1967-Anglia-TV-Studio-1000px

Again, quality, not appearance: These were the principles upon which Elektromesstechnik was founded. Created in 1938 by Wilhelm Franz in Berlin, EMT was established with a sole purpose: to produce elite and affordable broadcast technology. And from 1951 to the late ’80s, just before they embraced the digital playback era, the company produced what is considered the most outstanding 16-inch turntable ever built. Their first born was this, the monolithic 927.

EMT 927 specs, manual & images
Here is the 927 (R80), and yes, that’s how small a 7” looks on it

Sitting in an all-aluminum skeletal chassis, the 927 measures at a whopping 67.5 x 52 x 21.5 cm and weighs the same as a baby rhino (approximately 80-plus pounds). Above its exposed innards is a hefty and absurdly oversized 44 cm platter (roughly 17 inches). At the time, a 16-inch turntable was necessary for broadcasting stations of the 1930s through the 1950s to play 16-inch transcription discs, mainly containing soap operas that were a mainstay of the world-leading radio networks.

Next to the platter sits a 12” Ortofon (or EMT) tonearm, all resting on a hammer-tone face that’s  fitted with military-grade switches, levers, knobs, and a lifter so smooth you can feel the movement. The platter sits on a ridiculous ball bearing with a shaft that’s 16.6 cm long and has a diameter of 2 cm (!). The most significant component in the assembly is, of course, its motor. On paper it seems more suited for some kind of engine than a turntable. It comes in either 50 hertz or 60 hertz, measuring 13.5 cm in diameter and 20 cm long.

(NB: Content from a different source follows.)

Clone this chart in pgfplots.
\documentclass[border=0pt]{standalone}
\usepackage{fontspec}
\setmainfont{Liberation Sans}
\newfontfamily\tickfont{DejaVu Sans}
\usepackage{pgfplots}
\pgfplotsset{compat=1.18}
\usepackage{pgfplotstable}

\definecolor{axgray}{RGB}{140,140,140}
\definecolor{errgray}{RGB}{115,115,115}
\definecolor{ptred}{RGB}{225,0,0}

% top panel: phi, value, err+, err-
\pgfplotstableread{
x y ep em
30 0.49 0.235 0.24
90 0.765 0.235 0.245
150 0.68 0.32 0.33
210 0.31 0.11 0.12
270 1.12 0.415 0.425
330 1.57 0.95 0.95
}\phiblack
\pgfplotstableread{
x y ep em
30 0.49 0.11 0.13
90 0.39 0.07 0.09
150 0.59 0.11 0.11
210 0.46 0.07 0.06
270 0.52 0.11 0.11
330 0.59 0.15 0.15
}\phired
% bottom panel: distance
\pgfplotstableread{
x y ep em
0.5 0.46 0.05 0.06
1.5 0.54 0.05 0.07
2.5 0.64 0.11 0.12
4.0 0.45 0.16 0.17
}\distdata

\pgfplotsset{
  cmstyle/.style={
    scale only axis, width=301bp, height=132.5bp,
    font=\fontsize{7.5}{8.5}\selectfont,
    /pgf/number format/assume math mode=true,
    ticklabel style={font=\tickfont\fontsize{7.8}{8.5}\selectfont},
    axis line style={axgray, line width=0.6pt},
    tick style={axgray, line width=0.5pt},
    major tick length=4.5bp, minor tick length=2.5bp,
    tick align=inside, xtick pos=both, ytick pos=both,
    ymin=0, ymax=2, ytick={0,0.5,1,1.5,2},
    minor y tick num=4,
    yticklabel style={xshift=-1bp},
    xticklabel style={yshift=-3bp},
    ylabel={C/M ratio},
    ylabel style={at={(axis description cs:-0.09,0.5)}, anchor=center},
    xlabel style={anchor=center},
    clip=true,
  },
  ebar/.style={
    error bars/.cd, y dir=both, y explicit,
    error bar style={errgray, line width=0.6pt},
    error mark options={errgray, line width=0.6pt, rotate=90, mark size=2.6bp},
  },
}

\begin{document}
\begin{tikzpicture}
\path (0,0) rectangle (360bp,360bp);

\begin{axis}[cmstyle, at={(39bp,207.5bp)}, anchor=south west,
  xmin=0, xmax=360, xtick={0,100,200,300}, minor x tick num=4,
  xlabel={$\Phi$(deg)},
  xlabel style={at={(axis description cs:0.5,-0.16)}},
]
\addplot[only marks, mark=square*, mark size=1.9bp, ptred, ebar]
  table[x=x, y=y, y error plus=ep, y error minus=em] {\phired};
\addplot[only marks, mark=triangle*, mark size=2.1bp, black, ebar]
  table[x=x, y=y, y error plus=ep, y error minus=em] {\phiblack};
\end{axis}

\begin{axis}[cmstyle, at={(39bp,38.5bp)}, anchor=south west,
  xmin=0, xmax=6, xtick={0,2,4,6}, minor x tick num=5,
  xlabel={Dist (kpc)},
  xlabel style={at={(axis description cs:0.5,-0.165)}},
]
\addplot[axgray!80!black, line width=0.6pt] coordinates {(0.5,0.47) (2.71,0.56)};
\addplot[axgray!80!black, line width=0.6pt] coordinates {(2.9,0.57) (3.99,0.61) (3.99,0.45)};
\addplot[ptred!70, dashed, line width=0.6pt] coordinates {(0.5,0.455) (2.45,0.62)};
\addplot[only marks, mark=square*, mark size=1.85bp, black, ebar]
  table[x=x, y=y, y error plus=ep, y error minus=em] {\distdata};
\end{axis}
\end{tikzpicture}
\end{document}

A precision manufactured three-step pulley is mounted on the motor axis, and a precision idler transfers the power from the motor to the inside rim of the platter. The 927’s idler drive is so detailed that it’s said to guarantee the most competent bass and ensure that the music keeps its most accurate pace, a quality most frequently mentioned when compared to Gerarrd turntables. Many say that because of this, the music being played, with all of its variables and instruments, is recreated in its complete totality and flows the most effortlessly forward.

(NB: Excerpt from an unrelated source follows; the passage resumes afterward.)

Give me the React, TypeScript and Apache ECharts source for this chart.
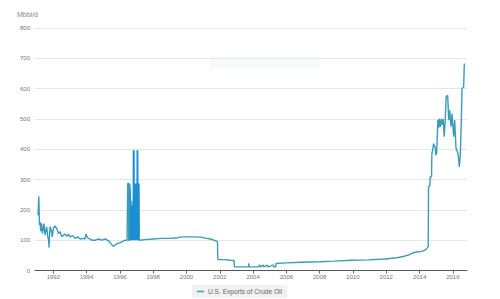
import React, { useEffect, useRef } from "react";
import * as echarts from "echarts";

// decimal years (x) and exports in Mbbl/d (y)
const years: number[] = [
  1991.08, 1991.13, 1991.17, 1991.21, 1991.24, 1991.3, 1991.34, 1991.39, 1991.44, 1991.5,
  1991.55, 1991.6, 1991.67, 1991.72, 1991.74, 1991.8, 1991.88, 1991.94, 1992.0, 1992.1,
  1992.21, 1992.31, 1992.41, 1992.51, 1992.61, 1992.71, 1992.81, 1992.91, 1993.01, 1993.17,
  1993.31, 1993.45, 1993.62, 1993.78, 1993.9, 1993.96, 1994.05, 1994.18, 1994.32, 1994.52,
  1994.72, 1994.92, 1995.12, 1995.32, 1995.48, 1995.6, 1995.7, 1995.8, 1995.9, 1996.03,
  1996.19, 1996.33, 1996.43,
  1996.46, 1996.47, 1996.52, 1996.53, 1996.58, 1996.59, 1996.63, 1996.64, 1996.66, 1996.68,
  1996.7, 1996.72, 1996.74, 1996.76, 1996.78, 1996.8, 1996.81, 1996.83, 1996.85, 1996.86,
  1996.88, 1996.9, 1996.92, 1996.94, 1996.96, 1996.98, 1997.0, 1997.02, 1997.04, 1997.06,
  1997.07, 1997.09, 1997.11, 1997.13, 1997.15, 1997.17,
  1997.2, 1997.5, 1998.0, 1998.5, 1999.0, 1999.4, 1999.7, 2000.0, 2000.4, 2000.85,
  2001.2, 2001.5, 2001.75, 2001.86, 2001.88, 2002.3, 2002.6, 2002.86, 2002.88, 2003.5,
  2003.72, 2003.74, 2003.76, 2004.3, 2004.4, 2004.45, 2004.6, 2004.65, 2004.85, 2004.9,
  2005.2, 2005.25, 2005.36, 2005.38, 2006.0, 2006.9, 2008.0, 2008.88, 2009.91, 2010.92,
  2011.92, 2012.5, 2012.73, 2013.0, 2013.33, 2013.6, 2013.73, 2014.13, 2014.35, 2014.44,
  2014.52, 2014.54, 2014.62, 2014.64, 2014.72, 2014.74, 2014.8, 2014.84, 2014.9, 2014.94,
  2014.98, 2015.03, 2015.1, 2015.14, 2015.18, 2015.24, 2015.3, 2015.36, 2015.42, 2015.48,
  2015.54, 2015.6, 2015.69, 2015.75, 2015.81, 2015.89, 2015.95, 2016.05, 2016.11, 2016.19,
  2016.25, 2016.31, 2016.39, 2016.45, 2016.51, 2016.55, 2016.65, 2016.69,
];

const exportsMbbl: number[] = [
  182, 245, 150, 160, 130, 155, 122, 135, 155, 117,
  130, 144, 111, 100, 76, 144, 133, 111, 139, 147,
  139, 122, 128, 111, 117, 120, 113, 120, 111, 115,
  106, 111, 104, 106, 104, 120, 108, 104, 100, 100,
  104, 100, 104, 98, 87, 80, 83, 88, 90, 92,
  97, 100, 99,
  99, 287, 287, 100, 100, 287, 250, 100, 230, 100,
  215, 100, 210, 100, 230, 100, 397, 100, 397, 100,
  287, 100, 287, 100, 287, 100, 287, 100, 397, 100,
  397, 100, 287, 100, 287, 100,
  100, 102, 104, 106, 106, 107, 111, 111, 111, 110,
  106, 103, 98, 95, 36, 36, 34, 33, 12, 12,
  12, 24, 12, 12, 18, 12, 18, 12, 18, 12,
  18, 12, 12, 23, 25, 27, 29, 31, 34, 35,
  38, 41, 43, 46, 51, 58, 60, 63, 68, 73,
  78, 276, 280, 309, 309, 386, 400, 419, 410, 408,
  380, 390, 496, 470, 501, 474, 500, 480, 500, 441,
  496, 573, 578, 496, 529, 474, 518, 441, 496, 403,
  395, 386, 342, 386, 496, 600, 606, 683,
];

const tickYears: number[] = [1992, 1994, 1996, 1998, 2000, 2002, 2004, 2006, 2008, 2010, 2012, 2014, 2016];
const seriesName = "U.S. Exports of Crude Oil";
const yUnit = "Mbbl/d";

export default function App() {
  const ref = useRef<HTMLDivElement>(null);
  useEffect(() => {
    if (!ref.current) return;
    const chart = echarts.init(ref.current, null, { renderer: "svg" });
    const data = years.map((y, i) => [y, exportsMbbl[i]]);
    const font = "Liberation Sans, Arial, sans-serif";
    chart.setOption({
      animation: false,
      backgroundColor: "#ffffff",
      grid: { left: 35, right: 33, top: 28, bottom: 28.5 },
      graphic: [
        {
          type: "rect",
          left: 210,
          top: 56,
          shape: { width: 110, height: 12 },
          style: { fill: "#f3f9fc", opacity: 0.8 },
          silent: true,
        },
      ],
      legend: {
        left: 192,
        top: 285,
        data: [seriesName],
        icon: "rect",
        itemWidth: 7,
        itemHeight: 1.5,
        itemGap: 4,
        padding: [3, 5, 3, 5],
        backgroundColor: "#f1f1f1",
        textStyle: { fontSize: 6.6, color: "#666", fontFamily: font, padding: [0, 0, 0, -1] },
      },
      visualMap: {
        show: false,
        type: "piecewise",
        dimension: 0,
        seriesIndex: 0,
        pieces: [{ min: 1996.6, max: 1997.16, color: "#1c8fd4" }],
        outOfRange: { color: "#3a9cba" },
      },
      xAxis: {
        type: "value",
        min: 1990.9,
        max: 2016.85,
        splitLine: { show: false },
        axisLine: { show: true, lineStyle: { color: "#555", width: 1 } },
        axisTick: { show: true, customValues: tickYears, length: 3, lineStyle: { color: "#666" } },
        axisLabel: {
          customValues: tickYears,
          fontSize: 6,
          color: "#777",
          fontFamily: font,
          margin: 3,
          formatter: (v: number) => String(Math.round(v)),
        },
      },
      yAxis: {
        type: "value",
        min: 0,
        max: 800,
        interval: 100,
        name: yUnit,
        nameLocation: "end",
        nameGap: 10,
        nameTextStyle: { fontSize: 7, color: "#888", fontFamily: font, align: "left", padding: [0, 0, 0, -18] },
        axisLine: { show: false },
        axisTick: { show: false },
        axisLabel: { fontSize: 6, color: "#777", fontFamily: font, margin: 5 },
        splitLine: { lineStyle: { color: "#e6e6e6", width: 1 } },
      },
      series: [
        {
          name: seriesName,
          type: "line",
          data,
          showSymbol: false,
          symbol: "none",
          color: "#3a9cba",
          lineStyle: { width: 1.4 },
        },
      ],
    });
    return () => chart.dispose();
  }, []);
  return (
    <div
      ref={ref}
      style={{ position: "fixed", left: 0, top: 0, width: 500, height: 299, background: "#fff" }}
    />
  );
}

Its unique motor brake also allows for fine adjustment of the speed, about +/-10% adjustment. It can, literally, dead-stop a record playing at 78 rpm (!). 

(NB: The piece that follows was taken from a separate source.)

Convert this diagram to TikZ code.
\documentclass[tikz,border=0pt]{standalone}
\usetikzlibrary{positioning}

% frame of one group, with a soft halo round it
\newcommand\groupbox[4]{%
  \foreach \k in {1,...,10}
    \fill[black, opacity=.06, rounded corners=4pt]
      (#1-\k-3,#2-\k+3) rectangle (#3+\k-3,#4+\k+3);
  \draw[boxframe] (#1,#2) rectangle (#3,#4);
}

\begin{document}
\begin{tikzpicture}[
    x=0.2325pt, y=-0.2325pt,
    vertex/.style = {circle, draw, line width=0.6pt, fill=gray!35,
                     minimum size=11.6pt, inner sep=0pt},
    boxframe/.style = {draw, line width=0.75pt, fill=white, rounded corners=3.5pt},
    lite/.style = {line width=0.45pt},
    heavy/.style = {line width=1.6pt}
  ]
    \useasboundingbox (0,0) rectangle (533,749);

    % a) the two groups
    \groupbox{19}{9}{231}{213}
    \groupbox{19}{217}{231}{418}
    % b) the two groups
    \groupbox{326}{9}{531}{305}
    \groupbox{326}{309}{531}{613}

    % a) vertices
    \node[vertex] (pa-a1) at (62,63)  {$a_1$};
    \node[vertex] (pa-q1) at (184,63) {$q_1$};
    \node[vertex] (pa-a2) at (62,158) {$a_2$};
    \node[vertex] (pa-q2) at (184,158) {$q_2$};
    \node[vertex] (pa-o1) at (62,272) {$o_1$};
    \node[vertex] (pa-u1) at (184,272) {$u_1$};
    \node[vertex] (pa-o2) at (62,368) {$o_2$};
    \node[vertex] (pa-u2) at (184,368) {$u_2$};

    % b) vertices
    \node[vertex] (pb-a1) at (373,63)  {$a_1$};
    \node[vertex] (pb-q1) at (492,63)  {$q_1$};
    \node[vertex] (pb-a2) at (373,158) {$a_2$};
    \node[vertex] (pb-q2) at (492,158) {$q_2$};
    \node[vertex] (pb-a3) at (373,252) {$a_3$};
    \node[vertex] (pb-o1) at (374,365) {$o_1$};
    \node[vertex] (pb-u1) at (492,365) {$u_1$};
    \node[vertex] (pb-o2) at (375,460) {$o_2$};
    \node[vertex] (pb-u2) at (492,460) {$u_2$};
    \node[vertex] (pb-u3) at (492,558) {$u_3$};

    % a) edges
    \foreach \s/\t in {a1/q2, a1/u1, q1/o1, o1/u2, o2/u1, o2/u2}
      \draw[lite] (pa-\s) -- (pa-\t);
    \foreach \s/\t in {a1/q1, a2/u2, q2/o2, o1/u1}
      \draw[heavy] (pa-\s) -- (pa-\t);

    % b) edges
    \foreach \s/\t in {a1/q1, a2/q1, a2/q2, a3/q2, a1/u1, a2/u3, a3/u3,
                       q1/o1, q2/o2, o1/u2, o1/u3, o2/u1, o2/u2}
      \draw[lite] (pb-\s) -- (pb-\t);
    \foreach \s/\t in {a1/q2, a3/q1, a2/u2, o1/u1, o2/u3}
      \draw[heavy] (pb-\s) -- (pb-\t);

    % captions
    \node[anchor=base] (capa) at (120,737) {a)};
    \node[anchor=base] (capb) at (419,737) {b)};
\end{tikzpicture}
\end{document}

EMT followed up the 927 with the 930, which has just a little less of everything – a more economical turntable developed to reach more stations and studios.  

EMT 930 innards (compacted version of the 927) 

Soundwise, it’s tough to express the superlative ability of this complex machine. Like with all playback, it can never fully reproduce source music; it will always be a reproduction, slightly altered, a shadow version of the original sounds. However, this is where the 927 exceeds that expectation. Due to its robust, muscular, and legendary build quality, it produces a sound that’s  precise, immense, and effortless. These uncommonly large puzzle pieces come together to create an unmatched stability that lends itself to a more authoritative and authentic sound presentation. 

This, in essence, is why so many HiFi forums have subject lines that ask why no other turntable beats the EMT 927. It’s also commonly listed atop answers to the question, “What is the best turntable ever?”

To hear it is to believe it. But, unfortunately, as with all great gear, getting your hands on one will make too deep a dent in anyone’s savings. But keep your fingers crossed at the next showroom (like we are).